- _THE PROBLEM_
Print exactly, please, the lines from the top of the entries below up to and including the line with "return [l /", and nothing else; pictures are excluded.

- _TASK INPUTS_
========================================

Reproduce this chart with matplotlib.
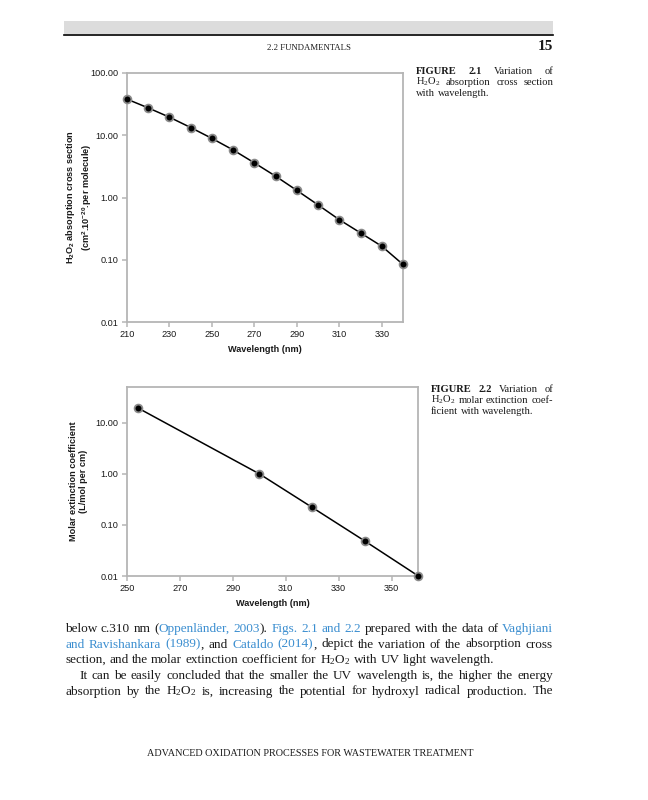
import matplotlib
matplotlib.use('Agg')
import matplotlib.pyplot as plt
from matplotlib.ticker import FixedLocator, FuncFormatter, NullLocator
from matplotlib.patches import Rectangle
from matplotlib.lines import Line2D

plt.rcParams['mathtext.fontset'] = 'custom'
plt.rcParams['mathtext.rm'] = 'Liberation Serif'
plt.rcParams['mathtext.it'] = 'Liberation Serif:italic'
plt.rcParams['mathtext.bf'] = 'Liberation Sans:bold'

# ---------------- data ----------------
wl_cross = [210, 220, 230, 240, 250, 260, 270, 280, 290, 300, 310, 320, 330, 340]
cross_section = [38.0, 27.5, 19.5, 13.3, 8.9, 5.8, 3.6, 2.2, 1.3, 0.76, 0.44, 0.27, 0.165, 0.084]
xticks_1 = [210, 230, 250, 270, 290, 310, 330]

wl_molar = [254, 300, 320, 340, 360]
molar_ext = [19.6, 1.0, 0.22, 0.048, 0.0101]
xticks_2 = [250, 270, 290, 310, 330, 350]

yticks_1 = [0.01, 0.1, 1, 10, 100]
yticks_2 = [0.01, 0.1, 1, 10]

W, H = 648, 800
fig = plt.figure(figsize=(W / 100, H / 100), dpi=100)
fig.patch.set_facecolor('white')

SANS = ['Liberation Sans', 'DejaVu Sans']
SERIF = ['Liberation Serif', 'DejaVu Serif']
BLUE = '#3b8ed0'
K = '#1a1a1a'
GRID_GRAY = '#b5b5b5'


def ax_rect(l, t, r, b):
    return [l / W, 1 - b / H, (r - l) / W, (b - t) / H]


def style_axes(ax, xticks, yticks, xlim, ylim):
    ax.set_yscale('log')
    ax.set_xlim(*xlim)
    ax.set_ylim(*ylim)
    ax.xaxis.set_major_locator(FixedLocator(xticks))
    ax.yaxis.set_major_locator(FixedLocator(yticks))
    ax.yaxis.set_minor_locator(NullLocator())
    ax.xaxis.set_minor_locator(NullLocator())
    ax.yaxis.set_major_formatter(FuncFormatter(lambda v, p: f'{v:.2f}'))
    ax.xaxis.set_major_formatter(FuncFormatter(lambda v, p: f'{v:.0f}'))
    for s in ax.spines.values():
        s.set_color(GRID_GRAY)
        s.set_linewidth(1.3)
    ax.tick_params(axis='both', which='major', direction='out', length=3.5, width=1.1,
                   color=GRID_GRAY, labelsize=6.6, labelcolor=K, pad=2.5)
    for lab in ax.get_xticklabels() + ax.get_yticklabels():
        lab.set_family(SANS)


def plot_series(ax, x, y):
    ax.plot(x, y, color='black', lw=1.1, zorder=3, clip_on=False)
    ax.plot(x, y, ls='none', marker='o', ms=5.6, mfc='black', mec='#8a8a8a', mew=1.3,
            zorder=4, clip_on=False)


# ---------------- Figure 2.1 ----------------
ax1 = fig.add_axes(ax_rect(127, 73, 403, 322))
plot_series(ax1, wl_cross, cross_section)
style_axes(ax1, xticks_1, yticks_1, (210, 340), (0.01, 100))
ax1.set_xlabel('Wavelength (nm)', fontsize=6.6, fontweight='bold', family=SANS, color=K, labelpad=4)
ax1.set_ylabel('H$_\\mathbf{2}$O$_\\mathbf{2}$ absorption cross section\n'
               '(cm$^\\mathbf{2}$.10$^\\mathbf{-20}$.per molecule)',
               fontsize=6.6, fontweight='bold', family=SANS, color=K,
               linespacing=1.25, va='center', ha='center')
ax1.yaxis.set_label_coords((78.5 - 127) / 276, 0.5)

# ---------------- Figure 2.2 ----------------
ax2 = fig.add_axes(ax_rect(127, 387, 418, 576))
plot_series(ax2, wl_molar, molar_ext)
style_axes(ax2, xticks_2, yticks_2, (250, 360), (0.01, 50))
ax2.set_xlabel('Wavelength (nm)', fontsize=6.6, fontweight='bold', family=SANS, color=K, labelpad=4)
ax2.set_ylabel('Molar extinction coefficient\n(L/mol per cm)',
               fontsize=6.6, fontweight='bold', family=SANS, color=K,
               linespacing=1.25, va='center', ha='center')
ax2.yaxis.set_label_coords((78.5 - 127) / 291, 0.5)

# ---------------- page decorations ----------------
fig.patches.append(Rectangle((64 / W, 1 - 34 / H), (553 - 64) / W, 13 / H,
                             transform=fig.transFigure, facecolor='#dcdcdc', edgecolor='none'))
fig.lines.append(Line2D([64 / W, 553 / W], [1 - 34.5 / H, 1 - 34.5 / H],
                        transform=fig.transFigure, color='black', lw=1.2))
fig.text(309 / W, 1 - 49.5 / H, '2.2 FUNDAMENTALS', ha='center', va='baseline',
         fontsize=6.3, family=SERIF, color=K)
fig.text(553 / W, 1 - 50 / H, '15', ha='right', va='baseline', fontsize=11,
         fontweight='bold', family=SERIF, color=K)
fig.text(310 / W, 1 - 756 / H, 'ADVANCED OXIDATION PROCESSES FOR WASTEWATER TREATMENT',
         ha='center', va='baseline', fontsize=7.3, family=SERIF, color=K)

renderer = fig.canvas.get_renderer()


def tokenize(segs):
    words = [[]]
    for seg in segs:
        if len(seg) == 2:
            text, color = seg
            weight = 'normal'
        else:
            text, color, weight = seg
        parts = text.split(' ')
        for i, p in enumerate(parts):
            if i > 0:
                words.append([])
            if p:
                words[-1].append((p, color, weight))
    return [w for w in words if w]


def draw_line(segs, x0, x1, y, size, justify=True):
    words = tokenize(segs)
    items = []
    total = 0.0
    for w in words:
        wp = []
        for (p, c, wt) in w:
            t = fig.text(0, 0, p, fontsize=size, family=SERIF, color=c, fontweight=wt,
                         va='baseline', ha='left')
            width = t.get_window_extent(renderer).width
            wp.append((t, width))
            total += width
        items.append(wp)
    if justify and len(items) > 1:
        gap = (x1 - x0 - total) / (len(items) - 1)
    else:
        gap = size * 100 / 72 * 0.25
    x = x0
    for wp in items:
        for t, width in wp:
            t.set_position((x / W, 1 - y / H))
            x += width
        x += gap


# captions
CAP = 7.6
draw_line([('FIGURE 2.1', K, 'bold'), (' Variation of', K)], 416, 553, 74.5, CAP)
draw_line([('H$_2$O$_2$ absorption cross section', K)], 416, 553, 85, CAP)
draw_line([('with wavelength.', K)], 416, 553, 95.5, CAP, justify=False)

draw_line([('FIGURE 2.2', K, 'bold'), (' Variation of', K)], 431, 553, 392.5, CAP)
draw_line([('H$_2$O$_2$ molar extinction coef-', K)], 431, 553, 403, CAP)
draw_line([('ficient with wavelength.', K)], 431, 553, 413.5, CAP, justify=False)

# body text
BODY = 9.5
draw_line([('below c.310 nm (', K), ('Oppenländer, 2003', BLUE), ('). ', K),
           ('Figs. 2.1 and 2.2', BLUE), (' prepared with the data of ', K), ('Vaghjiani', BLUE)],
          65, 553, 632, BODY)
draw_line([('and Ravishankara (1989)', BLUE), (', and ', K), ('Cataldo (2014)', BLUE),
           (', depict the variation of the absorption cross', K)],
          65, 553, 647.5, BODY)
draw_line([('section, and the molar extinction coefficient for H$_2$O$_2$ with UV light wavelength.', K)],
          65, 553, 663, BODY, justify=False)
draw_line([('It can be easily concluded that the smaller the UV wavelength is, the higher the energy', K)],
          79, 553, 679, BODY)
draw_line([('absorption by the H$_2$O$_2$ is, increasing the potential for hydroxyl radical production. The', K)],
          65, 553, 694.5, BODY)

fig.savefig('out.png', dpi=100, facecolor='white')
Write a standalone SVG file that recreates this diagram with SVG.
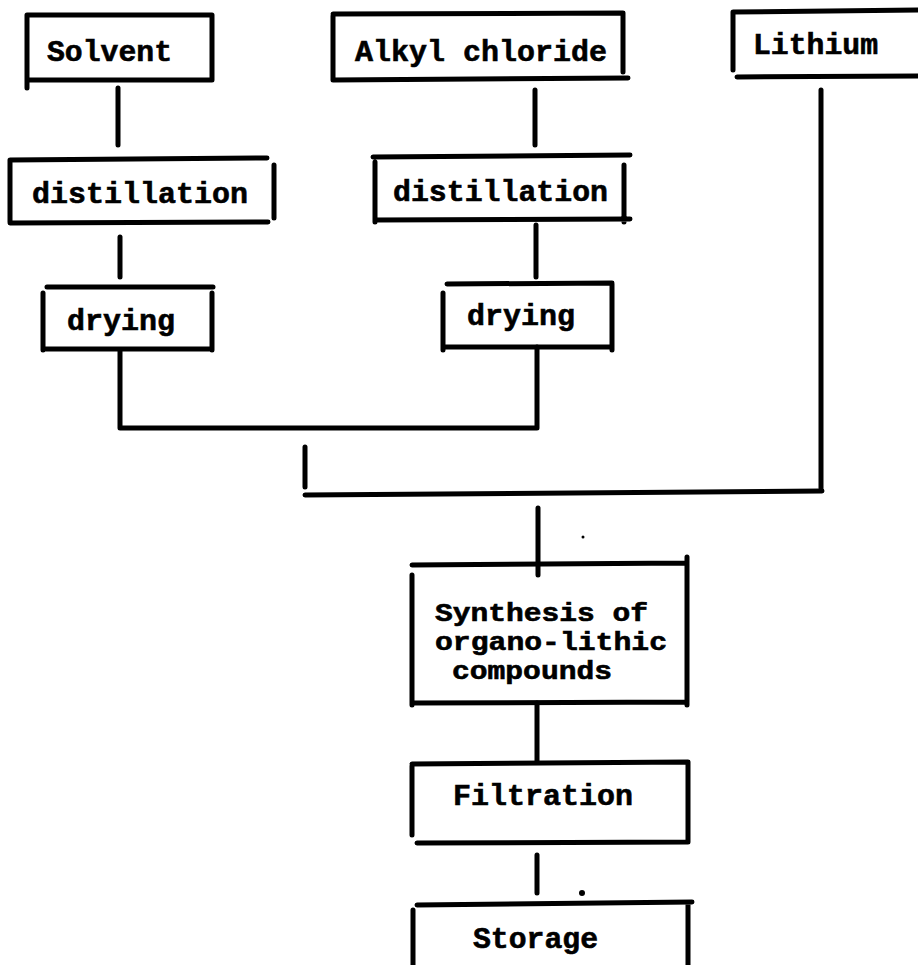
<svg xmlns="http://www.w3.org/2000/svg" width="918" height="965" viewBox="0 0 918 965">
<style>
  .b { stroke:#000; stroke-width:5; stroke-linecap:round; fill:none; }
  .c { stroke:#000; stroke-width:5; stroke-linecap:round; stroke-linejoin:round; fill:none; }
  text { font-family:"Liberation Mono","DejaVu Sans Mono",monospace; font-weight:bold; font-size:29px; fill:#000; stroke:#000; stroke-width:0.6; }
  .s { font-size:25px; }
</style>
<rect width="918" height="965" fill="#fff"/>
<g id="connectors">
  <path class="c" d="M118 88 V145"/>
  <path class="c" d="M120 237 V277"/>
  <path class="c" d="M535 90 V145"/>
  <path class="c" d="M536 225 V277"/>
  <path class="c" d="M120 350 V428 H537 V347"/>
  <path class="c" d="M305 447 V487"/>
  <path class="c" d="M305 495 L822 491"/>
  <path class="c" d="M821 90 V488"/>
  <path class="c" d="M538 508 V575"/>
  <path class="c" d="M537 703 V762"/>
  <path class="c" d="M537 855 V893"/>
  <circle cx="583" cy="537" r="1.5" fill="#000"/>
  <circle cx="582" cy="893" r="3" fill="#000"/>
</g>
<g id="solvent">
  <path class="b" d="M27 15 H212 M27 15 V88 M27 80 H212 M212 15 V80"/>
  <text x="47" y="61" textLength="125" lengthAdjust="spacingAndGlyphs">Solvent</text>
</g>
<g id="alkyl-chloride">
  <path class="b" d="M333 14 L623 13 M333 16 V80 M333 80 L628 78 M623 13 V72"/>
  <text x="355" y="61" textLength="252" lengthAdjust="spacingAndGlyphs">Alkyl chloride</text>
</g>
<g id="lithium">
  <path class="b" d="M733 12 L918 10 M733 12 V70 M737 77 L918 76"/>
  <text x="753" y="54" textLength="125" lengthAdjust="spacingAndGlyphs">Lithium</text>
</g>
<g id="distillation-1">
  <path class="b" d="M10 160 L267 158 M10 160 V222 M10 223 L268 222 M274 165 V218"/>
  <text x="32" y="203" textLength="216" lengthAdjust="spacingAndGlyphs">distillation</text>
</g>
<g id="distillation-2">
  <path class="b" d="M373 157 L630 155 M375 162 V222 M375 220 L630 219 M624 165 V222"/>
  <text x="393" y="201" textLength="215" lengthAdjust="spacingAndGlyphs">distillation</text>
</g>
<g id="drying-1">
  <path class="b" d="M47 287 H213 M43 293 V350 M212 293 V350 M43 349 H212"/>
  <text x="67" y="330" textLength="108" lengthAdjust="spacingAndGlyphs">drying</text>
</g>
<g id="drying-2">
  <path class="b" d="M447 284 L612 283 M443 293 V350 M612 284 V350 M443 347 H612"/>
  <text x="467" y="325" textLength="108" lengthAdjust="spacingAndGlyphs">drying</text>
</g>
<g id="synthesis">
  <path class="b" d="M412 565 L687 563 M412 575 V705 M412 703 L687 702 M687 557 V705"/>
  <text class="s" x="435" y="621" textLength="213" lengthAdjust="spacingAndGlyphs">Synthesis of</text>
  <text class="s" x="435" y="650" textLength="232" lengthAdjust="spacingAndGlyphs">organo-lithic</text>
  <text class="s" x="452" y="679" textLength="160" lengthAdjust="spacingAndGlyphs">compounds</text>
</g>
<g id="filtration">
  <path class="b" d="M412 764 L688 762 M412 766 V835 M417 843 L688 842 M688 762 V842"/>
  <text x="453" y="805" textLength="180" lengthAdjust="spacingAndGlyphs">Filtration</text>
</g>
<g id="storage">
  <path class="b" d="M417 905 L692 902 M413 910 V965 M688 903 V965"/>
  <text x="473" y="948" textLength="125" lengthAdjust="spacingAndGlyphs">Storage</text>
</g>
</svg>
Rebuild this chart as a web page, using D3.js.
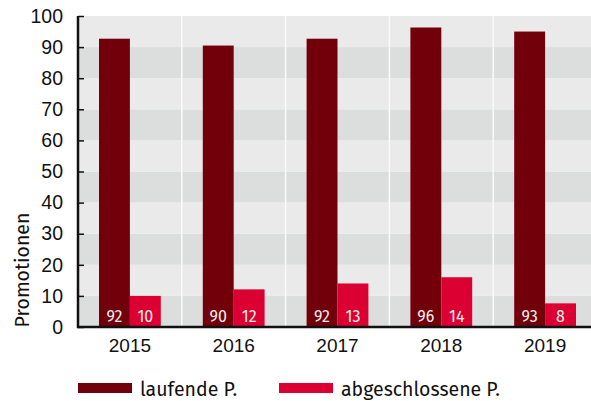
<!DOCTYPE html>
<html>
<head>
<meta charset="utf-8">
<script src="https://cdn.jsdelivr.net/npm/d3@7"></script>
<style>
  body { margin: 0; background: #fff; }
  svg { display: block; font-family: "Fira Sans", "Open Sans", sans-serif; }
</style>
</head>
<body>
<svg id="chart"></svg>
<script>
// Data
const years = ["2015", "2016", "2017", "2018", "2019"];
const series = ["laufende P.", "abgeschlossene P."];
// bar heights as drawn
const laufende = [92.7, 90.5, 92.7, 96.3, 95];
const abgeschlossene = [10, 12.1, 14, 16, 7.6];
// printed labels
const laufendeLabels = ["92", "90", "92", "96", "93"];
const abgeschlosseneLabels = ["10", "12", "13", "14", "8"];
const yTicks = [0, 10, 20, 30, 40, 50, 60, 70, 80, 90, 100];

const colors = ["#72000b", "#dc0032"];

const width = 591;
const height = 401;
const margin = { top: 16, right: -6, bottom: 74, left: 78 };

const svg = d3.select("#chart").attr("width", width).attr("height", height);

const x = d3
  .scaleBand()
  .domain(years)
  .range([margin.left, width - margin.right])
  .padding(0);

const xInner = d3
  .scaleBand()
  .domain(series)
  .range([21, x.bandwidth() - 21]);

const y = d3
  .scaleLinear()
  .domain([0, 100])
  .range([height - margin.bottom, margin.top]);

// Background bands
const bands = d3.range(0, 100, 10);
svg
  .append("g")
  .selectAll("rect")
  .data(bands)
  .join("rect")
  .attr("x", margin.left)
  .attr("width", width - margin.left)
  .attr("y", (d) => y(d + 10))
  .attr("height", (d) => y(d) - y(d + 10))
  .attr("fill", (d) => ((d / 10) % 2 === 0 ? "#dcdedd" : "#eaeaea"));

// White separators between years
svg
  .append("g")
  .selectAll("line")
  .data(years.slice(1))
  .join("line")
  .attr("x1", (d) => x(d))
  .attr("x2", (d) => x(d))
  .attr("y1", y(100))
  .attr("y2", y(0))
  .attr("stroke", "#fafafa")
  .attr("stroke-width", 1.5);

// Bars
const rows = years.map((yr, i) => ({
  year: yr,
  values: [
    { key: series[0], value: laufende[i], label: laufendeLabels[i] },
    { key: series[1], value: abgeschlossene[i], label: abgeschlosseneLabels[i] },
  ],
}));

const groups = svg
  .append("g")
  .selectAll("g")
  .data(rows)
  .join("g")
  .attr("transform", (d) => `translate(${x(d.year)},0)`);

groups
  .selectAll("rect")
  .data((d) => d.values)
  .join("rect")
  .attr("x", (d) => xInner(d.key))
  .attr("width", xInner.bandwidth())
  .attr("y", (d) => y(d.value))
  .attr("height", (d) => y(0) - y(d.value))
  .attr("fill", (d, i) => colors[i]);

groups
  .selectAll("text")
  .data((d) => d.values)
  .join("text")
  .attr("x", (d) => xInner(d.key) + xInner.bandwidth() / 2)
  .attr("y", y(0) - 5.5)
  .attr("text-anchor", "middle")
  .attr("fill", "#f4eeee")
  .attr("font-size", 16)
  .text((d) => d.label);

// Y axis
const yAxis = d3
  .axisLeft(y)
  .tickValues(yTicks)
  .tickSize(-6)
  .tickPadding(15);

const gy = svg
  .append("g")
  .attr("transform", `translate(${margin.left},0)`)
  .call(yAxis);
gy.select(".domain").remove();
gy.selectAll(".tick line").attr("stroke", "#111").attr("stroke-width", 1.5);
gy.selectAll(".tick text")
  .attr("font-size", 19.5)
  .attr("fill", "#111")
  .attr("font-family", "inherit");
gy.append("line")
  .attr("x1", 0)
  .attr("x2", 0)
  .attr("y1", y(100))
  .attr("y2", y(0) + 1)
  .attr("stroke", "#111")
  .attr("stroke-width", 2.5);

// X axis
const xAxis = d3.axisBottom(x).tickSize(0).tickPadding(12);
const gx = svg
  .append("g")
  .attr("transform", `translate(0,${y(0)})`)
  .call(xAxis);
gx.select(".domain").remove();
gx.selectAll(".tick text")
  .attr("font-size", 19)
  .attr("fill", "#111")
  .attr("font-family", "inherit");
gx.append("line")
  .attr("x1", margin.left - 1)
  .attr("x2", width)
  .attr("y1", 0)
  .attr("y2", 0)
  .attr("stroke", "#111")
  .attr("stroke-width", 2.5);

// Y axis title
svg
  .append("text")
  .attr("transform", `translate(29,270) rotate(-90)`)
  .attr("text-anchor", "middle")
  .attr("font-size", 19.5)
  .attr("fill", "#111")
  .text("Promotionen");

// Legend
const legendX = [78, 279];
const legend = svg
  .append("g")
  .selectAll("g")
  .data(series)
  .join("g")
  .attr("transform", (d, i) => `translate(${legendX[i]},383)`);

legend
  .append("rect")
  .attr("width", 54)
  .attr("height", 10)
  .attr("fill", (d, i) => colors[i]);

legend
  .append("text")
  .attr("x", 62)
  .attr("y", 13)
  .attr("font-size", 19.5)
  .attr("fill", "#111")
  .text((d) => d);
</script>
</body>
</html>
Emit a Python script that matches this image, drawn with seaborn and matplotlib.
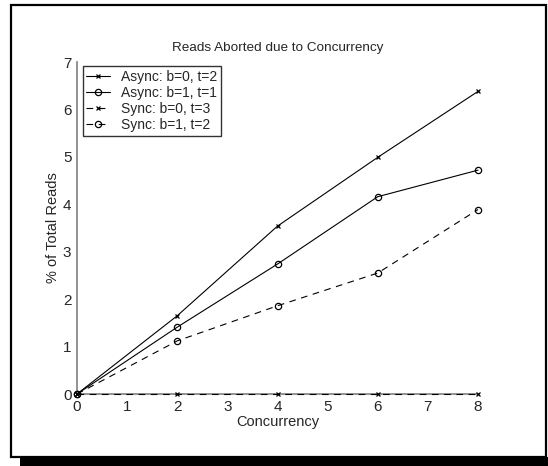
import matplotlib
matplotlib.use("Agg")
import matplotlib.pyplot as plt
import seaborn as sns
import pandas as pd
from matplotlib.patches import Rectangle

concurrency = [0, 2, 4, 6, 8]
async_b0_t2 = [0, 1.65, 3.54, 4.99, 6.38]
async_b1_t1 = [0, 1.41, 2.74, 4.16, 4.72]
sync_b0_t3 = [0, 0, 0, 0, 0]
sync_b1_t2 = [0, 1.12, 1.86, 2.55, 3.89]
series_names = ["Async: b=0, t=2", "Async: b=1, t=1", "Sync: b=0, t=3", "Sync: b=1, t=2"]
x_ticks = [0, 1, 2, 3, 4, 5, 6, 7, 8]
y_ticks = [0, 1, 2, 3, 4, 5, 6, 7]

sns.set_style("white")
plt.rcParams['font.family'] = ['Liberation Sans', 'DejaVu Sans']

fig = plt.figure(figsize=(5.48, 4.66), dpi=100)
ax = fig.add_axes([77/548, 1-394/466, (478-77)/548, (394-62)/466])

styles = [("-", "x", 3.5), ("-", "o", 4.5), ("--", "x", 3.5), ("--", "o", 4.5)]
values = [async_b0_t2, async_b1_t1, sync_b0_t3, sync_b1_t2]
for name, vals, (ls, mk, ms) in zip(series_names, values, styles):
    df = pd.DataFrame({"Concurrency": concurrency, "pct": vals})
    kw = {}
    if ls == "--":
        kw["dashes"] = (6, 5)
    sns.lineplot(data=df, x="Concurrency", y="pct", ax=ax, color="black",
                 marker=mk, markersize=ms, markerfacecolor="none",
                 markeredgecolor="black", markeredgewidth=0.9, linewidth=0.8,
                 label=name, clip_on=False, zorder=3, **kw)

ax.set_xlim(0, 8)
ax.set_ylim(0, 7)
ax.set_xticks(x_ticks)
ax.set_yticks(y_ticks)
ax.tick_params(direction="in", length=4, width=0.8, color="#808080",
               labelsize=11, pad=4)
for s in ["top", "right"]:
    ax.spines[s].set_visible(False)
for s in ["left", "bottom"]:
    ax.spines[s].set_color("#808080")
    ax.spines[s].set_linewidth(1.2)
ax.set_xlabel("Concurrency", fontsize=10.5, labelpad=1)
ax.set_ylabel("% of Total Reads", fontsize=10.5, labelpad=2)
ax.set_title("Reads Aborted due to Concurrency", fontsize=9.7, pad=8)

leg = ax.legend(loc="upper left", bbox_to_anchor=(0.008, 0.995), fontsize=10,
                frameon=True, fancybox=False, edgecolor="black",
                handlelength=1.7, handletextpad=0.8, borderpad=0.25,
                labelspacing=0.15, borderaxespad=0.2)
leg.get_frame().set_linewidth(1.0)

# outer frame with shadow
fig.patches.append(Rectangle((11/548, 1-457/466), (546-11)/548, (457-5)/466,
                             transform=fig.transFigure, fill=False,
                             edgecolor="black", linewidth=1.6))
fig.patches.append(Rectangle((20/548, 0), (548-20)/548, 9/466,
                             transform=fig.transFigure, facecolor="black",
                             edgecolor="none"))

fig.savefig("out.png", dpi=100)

========================================

- _COMPLETED EXERCISE_
Reproduce this chart with matplotlib.
import matplotlib
matplotlib.use('Agg')
import matplotlib.pyplot as plt
from matplotlib.ticker import FixedLocator, FuncFormatter, NullLocator
from matplotlib.patches import Rectangle
from matplotlib.lines import Line2D

plt.rcParams['mathtext.fontset'] = 'custom'
plt.rcParams['mathtext.rm'] = 'Liberation Serif'
plt.rcParams['mathtext.it'] = 'Liberation Serif:italic'
plt.rcParams['mathtext.bf'] = 'Liberation Sans:bold'

# ---------------- data ----------------
wl_cross = [210, 220, 230, 240, 250, 260, 270, 280, 290, 300, 310, 320, 330, 340]
cross_section = [38.0, 27.5, 19.5, 13.3, 8.9, 5.8, 3.6, 2.2, 1.3, 0.76, 0.44, 0.27, 0.165, 0.084]
xticks_1 = [210, 230, 250, 270, 290, 310, 330]

wl_molar = [254, 300, 320, 340, 360]
molar_ext = [19.6, 1.0, 0.22, 0.048, 0.0101]
xticks_2 = [250, 270, 290, 310, 330, 350]

yticks_1 = [0.01, 0.1, 1, 10, 100]
yticks_2 = [0.01, 0.1, 1, 10]

W, H = 648, 800
fig = plt.figure(figsize=(W / 100, H / 100), dpi=100)
fig.patch.set_facecolor('white')

SANS = ['Liberation Sans', 'DejaVu Sans']
SERIF = ['Liberation Serif', 'DejaVu Serif']
BLUE = '#3b8ed0'
K = '#1a1a1a'
GRID_GRAY = '#b5b5b5'


def ax_rect(l, t, r, b):
    return [l / W, 1 - b / H, (r - l) / W, (b - t) / H]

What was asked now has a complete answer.